(ilustração gamada ao diário PÚBLICO)
Aquilo da gralha no
livro da Eduarda Maio
A
derradeira terça-feira do corrente Novembro amanheceu mais respirável. É talvez
da barrela da chuva recente – ou será das notícias, que nem sempre são más ou
reles?
O
senhor Custódio parece mais ligeiro, dançarinos quási seus passos rumo à
alfaiataria que de seu bisavô vem já. Nem o bisavô Custódio alguma vez facturou
um milímetro de fazenda a mais, nem jamais o Custódio bisneto branqueou lã da
Covilhã sem ser a giz macio.
A
ti’ Pureza (que arrenda quartos mas o declara às Finanças) também apresenta
hoje certa renovada seda-rosa na carita miúda e portuguesa. O sonho dela sempre
foi estabelecer-se como porteira de prédio de luxo em Paris – mas Paris é chão
de que roubaram as uvas.
O
Raul Faquir Arrumador, que mama malvasias de manhãzinha como um campeão do
santo-cálice (dizem uns que por desgosto de amor, outros que não, que nada
disso, que é por amor & gosto à malvasia ponto-final), madrugou hoje de
meia-de-leite & torrada-margarina nos queixos.
Os
pintores por conta do Rafael das Obras desunham-se pró-terminação
hoje-ainda-o-mais-tardar-ontem da empena principal da Junta de Freguesia, que
há meses andam naquilo sem retoques finais à vista. E o Rafael desconta como
deve ser para a Caixa deles e ajuda-os no IRS de cada temporada.
O
tudólogo do bairro, por apodo
certeiro Chico Corno, que mais fala quão menos sabe, à semelhança das comadres comentadeiras da trubisão, garante a quem o quer ouvir que “aquilo em Évora ainda é do melhorzinho p’ra preventivas
cinco-estrelas, muita sorte teve ’inda o gajo de não ir para ao pé dos
pedófilos e dos romenos”.
Por
ser terça-feira de liga-dos-campeões,
o Esteves Barbeiro só quer mas é que o seu/dele Sporting não acabe empatado
como o Bloco de Esguelha. Corte por
corte, à política e à ladroagem não liga pêva.
A
Clotilde Viúva, que leva as cartas do tarot
para o ioga na inquebrantável fé do monitor de reiki, é que está danada consigo mesma por não ter sido capaz de
adivinhar o descalabro da preventiva do Coiso, ela que tanto se fiava nas
procuradorias-gerais do laissez-faire-laissez-passer
tão ao gosto dos apologistas do se-não-fosse-este-era-outro-qualquer-como-o-que-vem-a-seguir.
E
eu, que gosto mais de biografias alheias do que da minha própria vida, eu
unto-me de gozo por ter dito desde o primeiro dia que aquilo no título da
Eduarda Maio era gralha grossa, que o correcto seria, e é, O Menino do Ouro, não de.
Entrementes,
à flor viva do Rio, os patos gargalham mais alto – parece-me cá a mim que sim.
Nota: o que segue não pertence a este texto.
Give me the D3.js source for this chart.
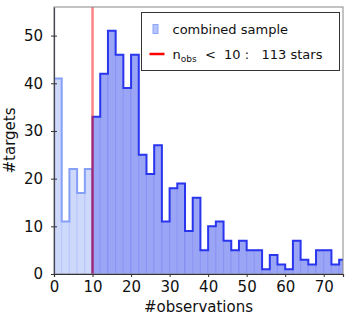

A esquadrilha pombal, que sempre preferiu a migalha certa de cada dia ao
improvável mi(ga)lhão da candonga peculata,
ronda-me as botas à cata do honesto arroz-trincado e do honroso milho-partido
com que há tantos anos celebro das aves a filosofia do sustento-de-cada-dia.
O
único senão para todos nós aqui do Bairro 10 de Junho é não se ter ainda ouvido
falar, pelo menos até ao meio-dia não, de submarinos.
Ó felicidade passageira – és uma doca-seca.
Sentencioso,
teixeiradepascoaesmente, o nosso decano, ti’ Abílio Cuco, a meio da taça de
cevada é desta concisão lapidar:
–
Ninguém que trabalhe tem tempo para
juntar 25 milhões. Que trabalhe.
Honestamente. Ninguém.
Évora,
pois. Para já e por enquanto. Ou por encanto, Eduarda.